[pymvpa] null classification performance in the presence of strong univariate signal??

Mon Sep 8 09:31:53 UTC 2014

On Sep 8, 2014, at 11:21 AM, David Soto <d.soto.b at gmail.com> wrote:

> There are two experimental conditions  *cued and uncued* and 19 subjects. 
> 
> We therefore have a 4D nii file in which volumes 1-19 are PEs for the *cue* classification target and volumes 20-38  are the PEs for the *uncued* classification target

If I understand correctly, you have two samples per subject (one for each condition), and each value for a chunk corresponds to one subject.
With those parameters you would be doing between-subject classification. Are you sure that is what you want?

I'm asking, because /almost/ all MVPA (hyperalignment (TM) being an exception) are doing within-subject analysis. If you have not done so yet, I suggest strongly to do within-subject analysis first before trying between-subject analysis.

For that you would need more than one sample for each chunk. In fMRI world people usually take each run as a chunk; if you have 6 runs, you would have 6 chunks. Using the GLM to estimate the response gives 2 samples in each chunk (indicated by .sa.targets), and 12 samples in total. 
In this scenario you would analyze  each subject separately.

> 
> The above code gave a Warning re: the zscoring stage becos the number of datapoints per chunks was only 2 (in the example above the chunks were the subjects)
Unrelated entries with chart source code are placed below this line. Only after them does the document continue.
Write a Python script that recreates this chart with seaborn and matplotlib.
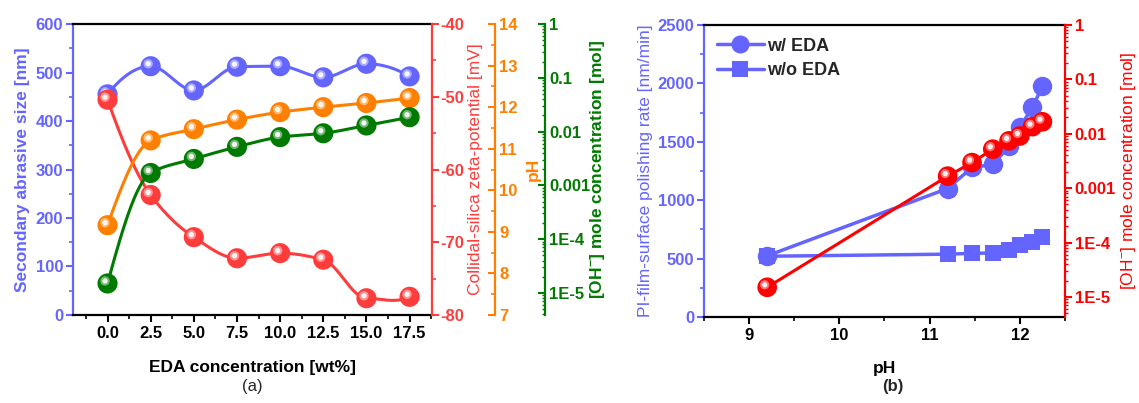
import numpy as np
import matplotlib
matplotlib.use("Agg")
import matplotlib.pyplot as plt
import matplotlib.transforms as mtransforms
from matplotlib.lines import Line2D
from matplotlib.ticker import MultipleLocator, LogLocator, FixedFormatter, FixedLocator, NullFormatter
import seaborn as sns

# ---- data: panel (a) ----
eda_wt = [0.0, 2.5, 5.0, 7.5, 10.0, 12.5, 15.0, 17.5]
abrasive_size = [455, 513, 463, 512, 513, 490, 518, 492]
zeta_potential = [-50.4, -63.5, -69.3, -72.2, -71.5, -72.4, -77.7, -77.5]
ph_a = [9.16, 11.2, 11.47, 11.7, 11.88, 12.0, 12.1, 12.22]
oh_a = [1.5e-5, 1.7e-3, 3.1e-3, 5.2e-3, 7.9e-3, 9.3e-3, 1.3e-2, 1.85e-2]

# ---- data: panel (b) ----
ph_b = [9.2, 11.2, 11.47, 11.7, 11.88, 12.0, 12.14, 12.25]
rate_with_eda = [524, 1100, 1280, 1306, 1460, 1624, 1795, 1976]
rate_without_eda = [520, 538, 545, 548, 575, 615, 640, 688]
oh_b = [1.5e-5, 1.66e-3, 2.95e-3, 5.2e-3, 7.4e-3, 9.1e-3, 1.35e-2, 1.66e-2]

log_ticks = [1e-5, 1e-4, 1e-3, 1e-2, 1e-1, 1]
log_labels = ["1E-5", "1E-4", "0.001", "0.01", "0.1", "1"]

BLUE = "#6464ff"
RED = "#ff3c3c"
RED_B = "#ff0000"
ORANGE = "#ff8000"
GREEN = "#007a00"
TICK_FS = 12
LABEL_FS = 12.5

sns.set_theme(style="white")
plt.rcParams["font.family"] = ["Liberation Sans", "DejaVu Sans"]
plt.rcParams["mathtext.fontset"] = "custom"
plt.rcParams["mathtext.rm"] = "Liberation Sans"
plt.rcParams["mathtext.bf"] = "Liberation Sans:bold"
plt.rcParams["axes.unicode_minus"] = False


def smooth(x, y, n=24):
    # monotone cubic (PCHIP) curve through the points, for drawing only
    x = np.asarray(x, float)
    y = np.asarray(y, float)
    h = np.diff(x)
    delta = np.diff(y) / h
    d = np.zeros_like(y)
    for k in range(1, len(x) - 1):
        if delta[k - 1] * delta[k] > 0:
            w1 = 2 * h[k] + h[k - 1]
            w2 = h[k] + 2 * h[k - 1]
            d[k] = (w1 + w2) / (w1 / delta[k - 1] + w2 / delta[k])
    for k, (ha, hb, da, db) in ((0, (h[0], h[1], delta[0], delta[1])),
                                (-1, (h[-1], h[-2], delta[-1], delta[-2]))):
        v = ((2 * ha + hb) * da - ha * db) / (ha + hb)
        if np.sign(v) != np.sign(da):
            v = 0.0
        d[k] = v
    xs, ys = [], []
    t = np.linspace(0, 1, n, endpoint=False)
    for k in range(len(x) - 1):
        h00 = 2 * t ** 3 - 3 * t ** 2 + 1
        h10 = t ** 3 - 2 * t ** 2 + t
        h01 = -2 * t ** 3 + 3 * t ** 2
        h11 = t ** 3 - t ** 2
        xs.append(x[k] + t * h[k])
        ys.append(h00 * y[k] + h10 * h[k] * d[k] + h01 * y[k + 1] + h11 * h[k] * d[k + 1])
    xs.append([x[-1]])
    ys.append([y[-1]])
    return np.concatenate(xs), np.concatenate(ys)


def balls(ax, x, y, color, size=210, z=5):
    sns.scatterplot(x=x, y=y, ax=ax, color=color, s=size, edgecolor="none", zorder=z, legend=False)
    off = mtransforms.offset_copy(ax.transData, fig=ax.figure, x=-2.5, y=2.5, units="dots")
    sns.scatterplot(x=x, y=y, ax=ax, color="white", s=size * 0.22, alpha=0.45, edgecolor="none",
                    zorder=z + 0.1, legend=False, transform=off)
    sns.scatterplot(x=x, y=y, ax=ax, color="white", s=size * 0.07, alpha=0.9, edgecolor="none",
                    zorder=z + 0.2, legend=False, transform=off)


def style_axis_color(ax, side, color):
    ax.spines[side].set_color(color)
    ax.spines[side].set_linewidth(1.6)
    ax.tick_params(axis="y", which="both", colors=color)


fig = plt.figure(figsize=(11.39, 4.03), dpi=100)

# ================= panel (a) =================
ax = fig.add_axes([0.0641, 0.2184, 0.3152, 0.722])
axr = ax.twinx()
axo = ax.twinx()
axg = ax.twinx()

xs, ys = smooth(eda_wt, abrasive_size)
sns.lineplot(x=xs, y=ys, ax=ax, color=BLUE, lw=2.2, sort=False, estimator=None)
balls(ax, eda_wt, abrasive_size, BLUE)

xs, ys = smooth(eda_wt, zeta_potential)
sns.lineplot(x=xs, y=ys, ax=axr, color=RED, lw=2.2, sort=False, estimator=None)
balls(axr, eda_wt, zeta_potential, RED)

xs, ys = smooth(eda_wt, ph_a)
sns.lineplot(x=xs, y=ys, ax=axo, color=ORANGE, lw=2.2, sort=False, estimator=None)
balls(axo, eda_wt, ph_a, ORANGE)

xs, ys = smooth(eda_wt, np.log10(oh_a))
axg.set_yscale("log")
sns.lineplot(x=xs, y=10 ** ys, ax=axg, color=GREEN, lw=2.2, sort=False, estimator=None)
balls(axg, eda_wt, oh_a, GREEN)

ax.set_xlim(-2.0, 18.8)
ax.set_ylim(0, 600)
axr.set_ylim(-80, -40)
axo.set_ylim(7, 14)
axg.set_ylim(10 ** -5.41, 1)

ax.xaxis.set_major_locator(FixedLocator(eda_wt))
ax.xaxis.set_major_formatter(FixedFormatter(["0.0", "2.5", "5.0", "7.5", "10.0", "12.5", "15.0", "17.5"]))
ax.xaxis.set_minor_locator(MultipleLocator(1.25))
ax.yaxis.set_major_locator(MultipleLocator(100))
ax.yaxis.set_minor_locator(MultipleLocator(50))
axr.yaxis.set_major_locator(MultipleLocator(10))
axr.yaxis.set_minor_locator(MultipleLocator(5))
axo.yaxis.set_major_locator(MultipleLocator(1))
axo.yaxis.set_minor_locator(MultipleLocator(0.5))
axg.yaxis.set_major_locator(FixedLocator(log_ticks))
axg.yaxis.set_major_formatter(FixedFormatter(log_labels))
axg.yaxis.set_minor_locator(LogLocator(base=10, subs=np.arange(2, 10), numticks=20))
axg.yaxis.set_minor_formatter(NullFormatter())

for a in (ax, axr, axo, axg):
    for s in a.spines.values():
        s.set_visible(False)
ax.spines["left"].set_visible(True)
ax.spines["bottom"].set_visible(True)
ax.spines["top"].set_visible(True)
for s in ("bottom", "top"):
    ax.spines[s].set_color("black")
    ax.spines[s].set_linewidth(1.6)
style_axis_color(ax, "left", BLUE)
axr.spines["right"].set_visible(True)
style_axis_color(axr, "right", RED)
axo.spines["right"].set_visible(True)
axo.spines["right"].set_position(("axes", 1.175))
style_axis_color(axo, "right", ORANGE)
axg.spines["right"].set_visible(True)
axg.spines["right"].set_position(("axes", 1.315))
style_axis_color(axg, "right", GREEN)

ax.tick_params(axis="x", which="major", direction="out", length=5, width=1.5, colors="black",
               bottom=True, labelsize=TICK_FS, pad=3)
ax.tick_params(axis="x", which="minor", direction="out", length=3, width=1.2, bottom=True, colors="black")
ax.tick_params(axis="y", which="major", direction="out", length=5, width=1.5, left=True, labelsize=TICK_FS, pad=2)
ax.tick_params(axis="y", which="minor", direction="out", length=3, width=1.2, left=True)
axr.tick_params(axis="y", which="major", direction="out", length=5, width=1.5, right=True, labelsize=TICK_FS, pad=1)
axr.tick_params(axis="y", which="minor", direction="out", length=3, width=1.2, right=True)
axo.tick_params(axis="y", which="major", direction="in", length=5, width=1.5, right=True, labelsize=TICK_FS, pad=3)
axo.tick_params(axis="y", which="minor", direction="in", length=3, width=1.2, right=True)
axg.tick_params(axis="y", which="major", direction="in", length=5, width=1.5, right=True, labelsize=TICK_FS, pad=3)
axg.tick_params(axis="y", which="minor", direction="in", length=2.5, width=1.0, right=True)

for lab in ax.get_xticklabels() + ax.get_yticklabels():
    lab.set_fontweight("bold")
for a in (axr, axo, axg):
    for lab in a.get_yticklabels():
        lab.set_fontweight("bold")

ax.set_xlabel("EDA concentration [wt%]", fontsize=LABEL_FS, fontweight="bold", color="black")
ax.xaxis.set_label_coords(0.5, -0.155)
ax.set_ylabel("Secondary abrasive size [nm]", fontsize=LABEL_FS, fontweight="bold", color=BLUE)
axr.set_ylabel("Collidal-silica zeta-potential [mV]", fontsize=LABEL_FS, color=RED)
axo.set_ylabel("pH", fontsize=LABEL_FS, fontweight="bold", color=ORANGE)
axg.set_ylabel(r"[OH$^{\mathbf{-}}$] mole concentration [mol]", fontsize=LABEL_FS, fontweight="bold", color=GREEN)
for a, xc in ((ax, -0.142), (axr, 1.12), (axo, 1.281), (axg, 1.46)):
    a.yaxis.label.set_va("center")
    a.yaxis.set_label_coords(xc, 0.5)
for a in (ax, axr, axo, axg):
    a.grid(False)

# ================= panel (b) =================
bx = fig.add_axes([0.6181, 0.2134, 0.3169, 0.7246])
bxr = bx.twinx()

sns.lineplot(x=ph_b, y=rate_with_eda, ax=bx, color=BLUE, lw=2.5, marker="o", markersize=14,
             markeredgewidth=0, sort=False, estimator=None)
sns.lineplot(x=ph_b, y=rate_without_eda, ax=bx, color=BLUE, lw=2.5, marker="s", markersize=12,
             markeredgewidth=0, sort=False, estimator=None)
bxr.set_yscale("log")
sns.lineplot(x=ph_b, y=oh_b, ax=bxr, color=RED_B, lw=2.2, sort=False, estimator=None)
balls(bxr, ph_b, oh_b, RED_B, size=200)

bx.set_xlim(8.5, 12.5)
bx.set_ylim(0, 2500)
bxr.set_ylim(10 ** -5.37, 1)
bx.xaxis.set_major_locator(MultipleLocator(1))
bx.xaxis.set_minor_locator(MultipleLocator(0.5))
bx.yaxis.set_major_locator(MultipleLocator(500))
bx.yaxis.set_minor_locator(MultipleLocator(250))
bxr.yaxis.set_major_locator(FixedLocator(log_ticks))
bxr.yaxis.set_major_formatter(FixedFormatter(log_labels))
bxr.yaxis.set_minor_locator(LogLocator(base=10, subs=np.arange(2, 10), numticks=20))
bxr.yaxis.set_minor_formatter(NullFormatter())

for a in (bx, bxr):
    for s in a.spines.values():
        s.set_visible(False)
for s in ("left", "bottom", "top"):
    bx.spines[s].set_visible(True)
for s in ("bottom", "top"):
    bx.spines[s].set_color("black")
    bx.spines[s].set_linewidth(1.6)
style_axis_color(bx, "left", BLUE)
bxr.spines["right"].set_visible(True)
style_axis_color(bxr, "right", RED_B)

bx.tick_params(axis="x", which="major", direction="out", length=5, width=1.5, colors="black",
               bottom=True, labelsize=TICK_FS, pad=3)
bx.tick_params(axis="x", which="minor", direction="out", length=3, width=1.2, bottom=True, colors="black")
bx.tick_params(axis="y", which="major", direction="out", length=5, width=1.5, left=True, labelsize=TICK_FS, pad=2)
bx.tick_params(axis="y", which="minor", direction="out", length=3, width=1.2, left=True)
bxr.tick_params(axis="y", which="major", direction="out", length=5, width=1.5, right=True, labelsize=TICK_FS, pad=2)
bxr.tick_params(axis="y", which="minor", direction="out", length=2.5, width=1.0, right=True)
for lab in bx.get_xticklabels() + bx.get_yticklabels() + bxr.get_yticklabels():
    lab.set_fontweight("bold")

bx.set_xlabel("pH", fontsize=LABEL_FS, fontweight="bold", color="black")
bx.xaxis.set_label_coords(0.5, -0.15)
bx.set_ylabel("PI-film-surface polishing rate [nm/min]", fontsize=LABEL_FS, color=BLUE)
bxr.set_ylabel(r"[OH$^{-}$] mole concentration [mol]", fontsize=LABEL_FS, color=RED_B)
for a, xc in ((bx, -0.163), (bxr, 1.175)):
    a.yaxis.label.set_va("center")
    a.yaxis.set_label_coords(xc, 0.5)
bx.grid(False)
bxr.grid(False)

handles = [
    Line2D([], [], color=BLUE, lw=2.5, marker="o", markersize=13, markeredgewidth=0),
    Line2D([], [], color=BLUE, lw=2.5, marker="s", markersize=12, markeredgewidth=0),
]
bx.legend(handles, ["w/ EDA", "w/o EDA"], loc="upper left", frameon=False,
          prop={"weight": "bold", "size": 13}, handlelength=2.6, handletextpad=0.2,
          borderaxespad=0.3, labelspacing=0.4)

fig.text(0.2217, 0.040, "(a)", ha="center", va="center", fontsize=12)
fig.text(0.784, 0.040, "(b)", ha="center", va="center", fontsize=12, fontweight="bold")

fig.savefig("out.png", dpi=100)
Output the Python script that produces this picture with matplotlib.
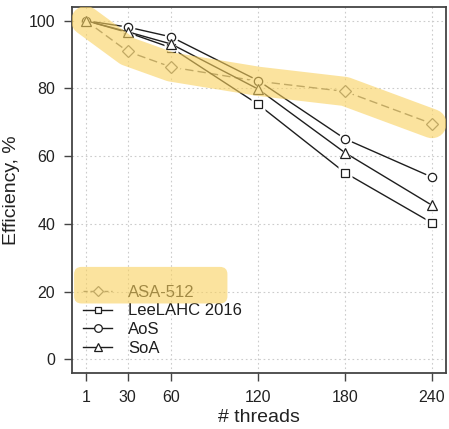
import matplotlib
matplotlib.use("Agg")
import matplotlib.pyplot as plt
from matplotlib.patches import FancyBboxPatch

plt.rcParams["font.family"] = ["Liberation Sans", "DejaVu Sans"]

threads = [1, 30, 60, 120, 180, 240]
asa_512 = [100, 90.9, 86.3, 82.1, 79.1, 69.6]
lee_lahc = [100, 96.5, 92.0, 75.3, 55.1, 40.3]
aos = [100, 98.1, 95.2, 82.3, 65.1, 53.8]
soa = [100, 96.7, 93.1, 79.8, 61.0, 45.5]
y_ticks = [0, 20, 40, 60, 80, 100]

fig = plt.figure(figsize=(4.49, 4.29), dpi=100)
ax = fig.add_axes([0.160, 0.1305, 0.833, 0.853])

series = [
    ("ASA-512", asa_512, "D", "#6e6e6e", (0, (6, 3))),
    ("LeeLAHC 2016", lee_lahc, "s", "#1e1e1e", "-"),
    ("AoS", aos, "o", "#1e1e1e", "-"),
    ("SoA", soa, "^", "#1e1e1e", "-"),
]
ms = {"D": 6.0, "s": 5.5, "o": 6.0, "^": 6.5}
for i, (name, vals, mk, col, ls) in enumerate(series):
    ax.plot(threads, vals, color=col, ls=ls, lw=1.0, zorder=3 + i)
    # white halo so lines stop short of the symbols, as in R type="b"
    ax.plot(threads, vals, ls="none", marker=mk, ms=ms[mk] + 4, mfc="white",
            mec="none", zorder=3 + i)
    ax.plot(threads, vals, ls="none", marker=mk, ms=ms[mk], mfc="white",
            mec=col, mew=0.9, zorder=3 + i)

# proxy handles for the legend
handles = []
for name, vals, mk, col, ls in series:
    h, = ax.plot([], [], color=col, ls=ls if mk != "D" else (0, (3, 2)), lw=1.0,
                 marker=mk, ms=ms[mk] - 0.5, mfc="white", mec=col, mew=0.9, label=name)
    handles.append(h)

# yellow highlight stroke over ASA-512
ax.plot(threads, asa_512, color="#F9D15E", alpha=0.6, lw=21, solid_capstyle="round",
        solid_joinstyle="round", zorder=10)

leg = ax.legend(handles=handles, loc="lower left", bbox_to_anchor=(0.03, 0.047),
                frameon=False, fontsize=12, handlelength=1.75, handletextpad=0.95,
                labelspacing=0.22, borderpad=0, borderaxespad=0)
leg.set_zorder(8)
for t in leg.get_texts():
    t.set_color("#1e1e1e")

box = FancyBboxPatch((0.006, 0.19), 0.41, 0.10, boxstyle="round,pad=0,rounding_size=0.02",
                     transform=ax.transAxes, facecolor="#F9D15E", alpha=0.6,
                     edgecolor="none", zorder=11, clip_on=False)
ax.add_patch(box)

ax.set_xlim(-8.56, 249.56)
ax.set_ylim(-4, 104)
ax.set_xticks(threads)
ax.set_yticks(y_ticks)
ax.grid(True, color="#cccccc", lw=0.8, ls=(0, (1.5, 2.5)))
ax.set_axisbelow(True)
ax.tick_params(direction="out", length=6, width=1.0, color="#444444",
               labelsize=11.5, labelcolor="#222222", pad=6)
for s in ax.spines.values():
    s.set_color("#444444")
    s.set_linewidth(1.3)

ax.set_xlabel("# threads", fontsize=14, color="#222222", labelpad=3)
ax.set_ylabel("Efficiency, %", fontsize=14, color="#222222", labelpad=6)

fig.savefig("out.png", dpi=100)
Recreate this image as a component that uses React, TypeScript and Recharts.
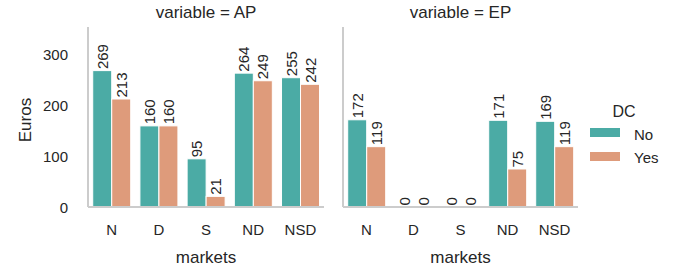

Yes, with only two values per chunk you cannot z-score, because you're losing 2 dfs when estimating mean and standard deviation. The z-scoring is more suitable for fMRI time series. When using a GLM, it is a good idea to do signal normalization (z-scoring, or dividing the signal at each timepoint by the mean over all timepoints - for each run (or chunk) separately) /before/ the GLM.